In spite of 1MDB’s dismal performance and mounting debts, Najib saw fit to give himself a generous allowance. In June 2010, the 1MDB board passed a directors’ circular resolution that Najib, as chairman of the board of advisers, would get RM120,000 annually and the other members of the board of advisers, RM96,000 each. Shahrol told the High Court that Najib approved the amount in his capacity as chairman of the board of advisers.

He also testified that on a visit to London in 2011, Najib received an expensive watch from PSI co-founder Tarek Obaid at a meeting at Four Seasons Hotel. He said they did not discuss bringing 1MDB’s US$1.83 billion, which was invested together with PSI, back to Malaysia, although that was supposed be the key purpose of the visit.
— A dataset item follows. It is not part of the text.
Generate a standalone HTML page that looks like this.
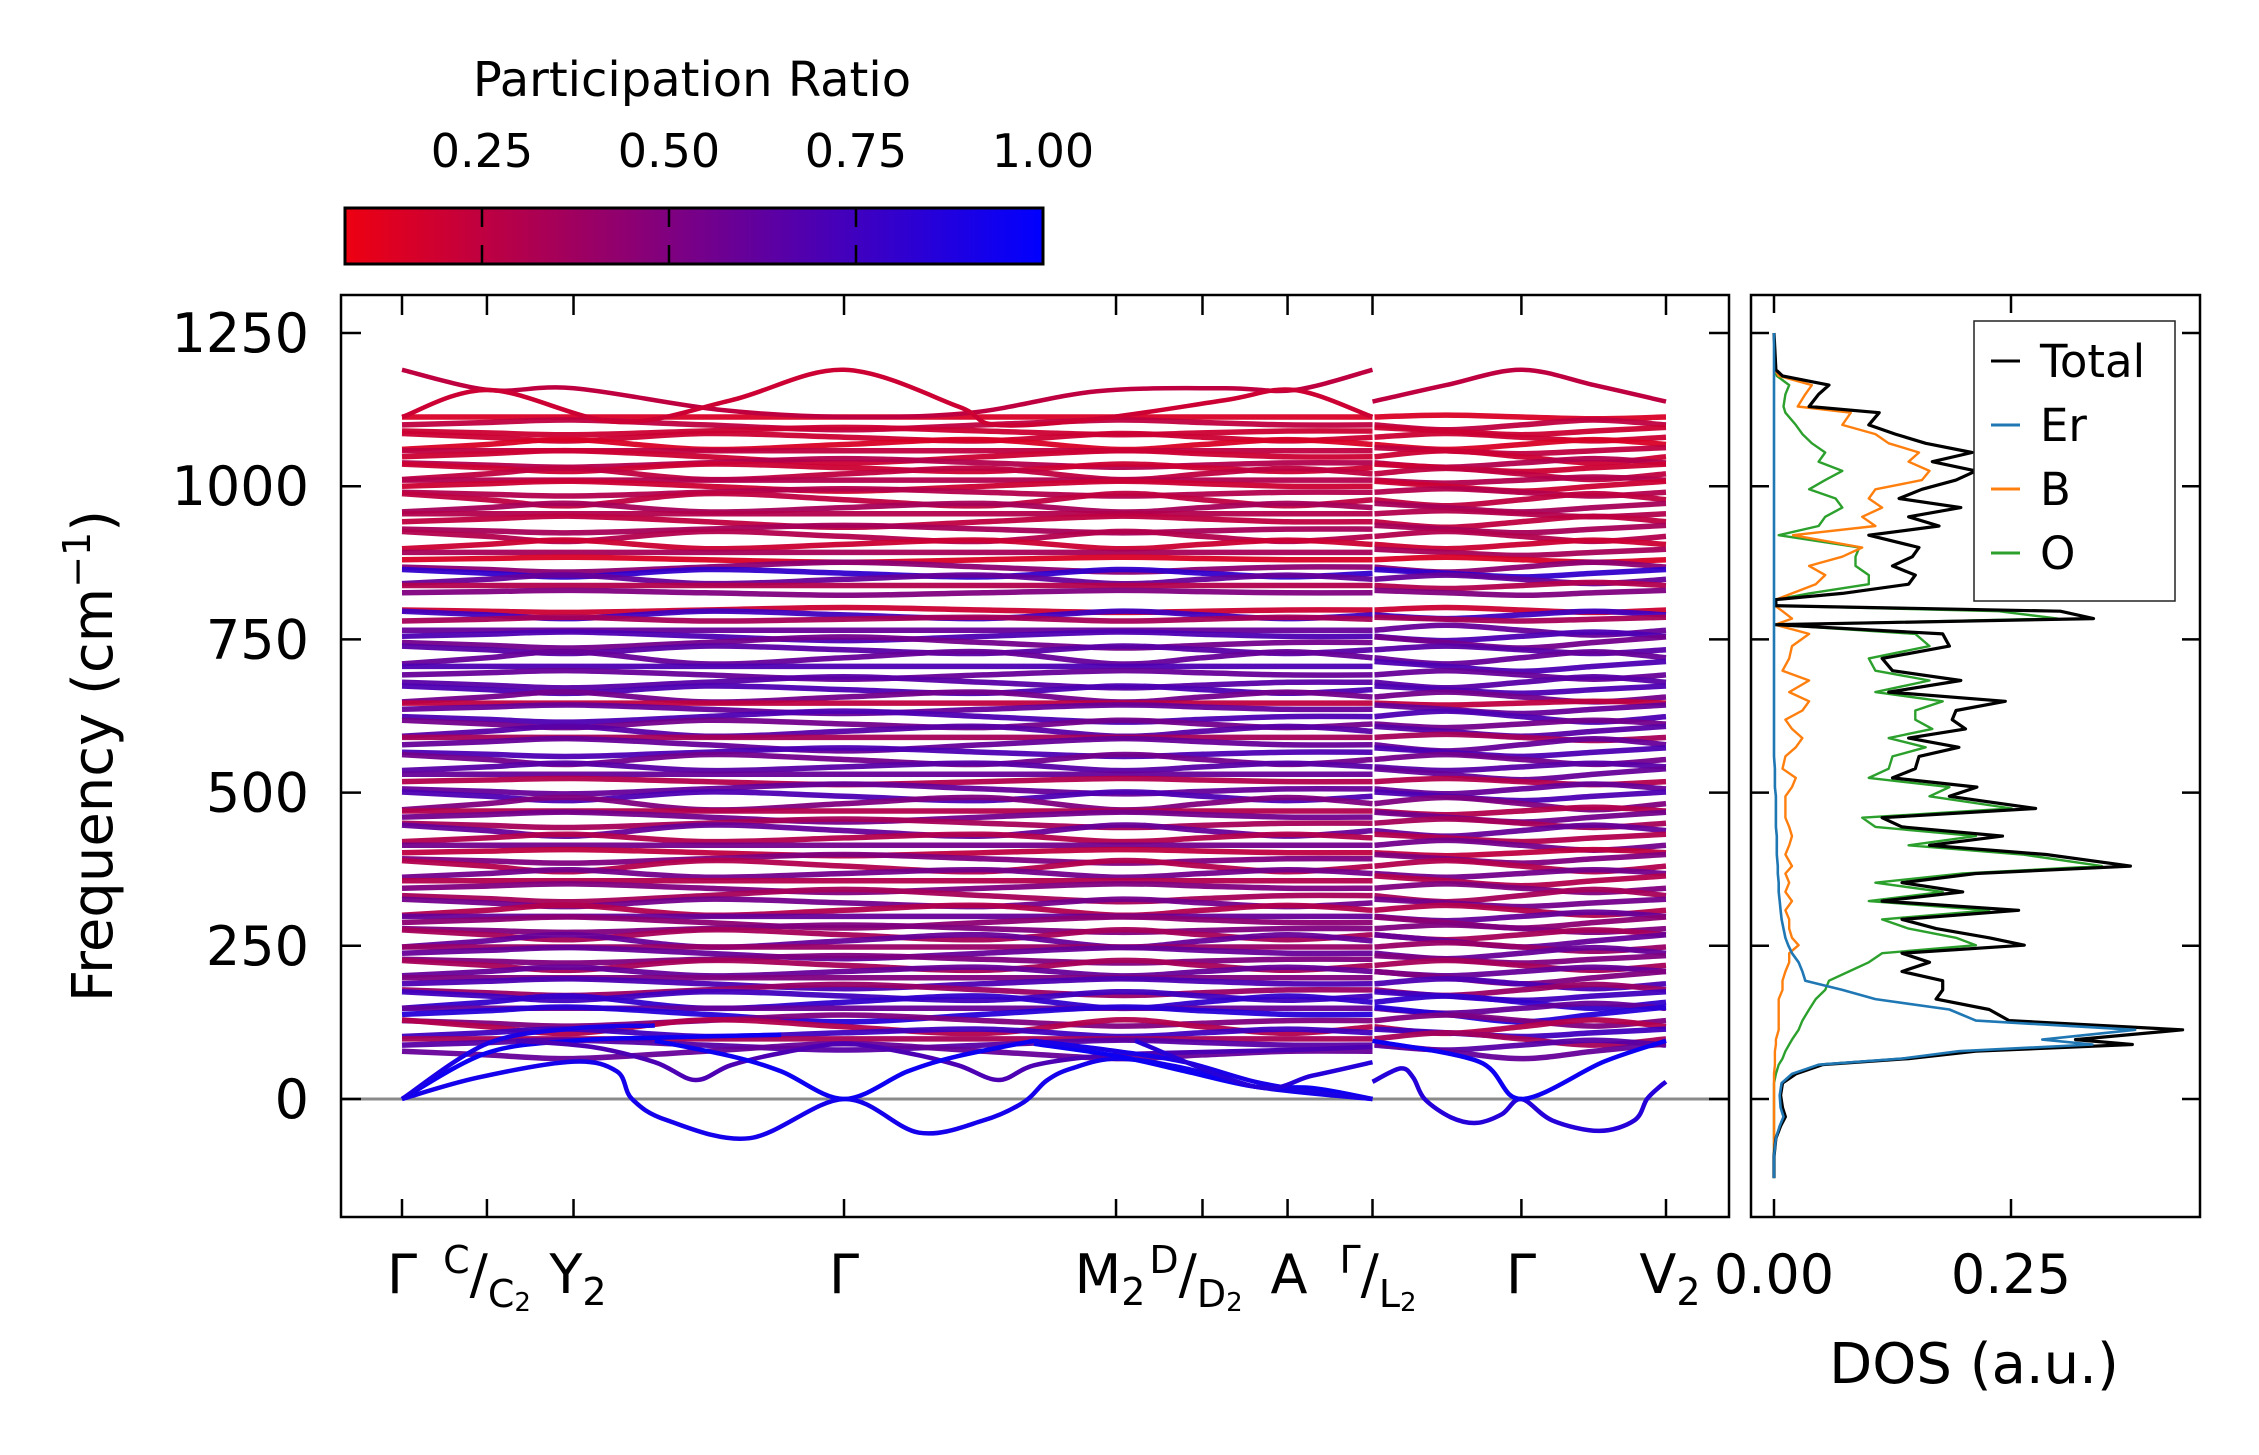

Shahrol further revealed that Najib had faked 1MDB minutes in April 2011, drafted by Jho Low, that gave the go-ahead for 1MDB to lend another US$750 million to PSI as part of a murabaha financing agreement even though the joint venture had yet to bring any returns to 1MDB.

Shahrol maintained that he had not attended such a meeting. The minutes included instructions on a proposed takeover of UK-based Maybourne Hotel Group via a joint venture with Aabar Investments PJS Ltd.

“I would like to state that the suggestion for Maybourne was not planned or discussed by the 1MDB board, and I believe that Jho Low only wanted to use 1MDB’s name to bid for the hotel,” Shahrol said, adding that he felt 1MDB was too invested overseas and ought to focus on Bandar Malaysia and Kuala Lumpur International Financial District (now called Tun Razak Exchange).

Following PSI’s suggestion to increase 1MDB’s investment in the joint venture (termed as a loan of US$750 million), Shahrol said Najib recommended tapping the Social Security Organisation for funds. However, this did not materialise. In the end, 1MDB lent the joint venture US$330 million, which it obtained from a RM2.5 billion syndicated loan from AmBank and Standard Chartered Bank.

Shahrol will continue his examination-in-chief on Monday.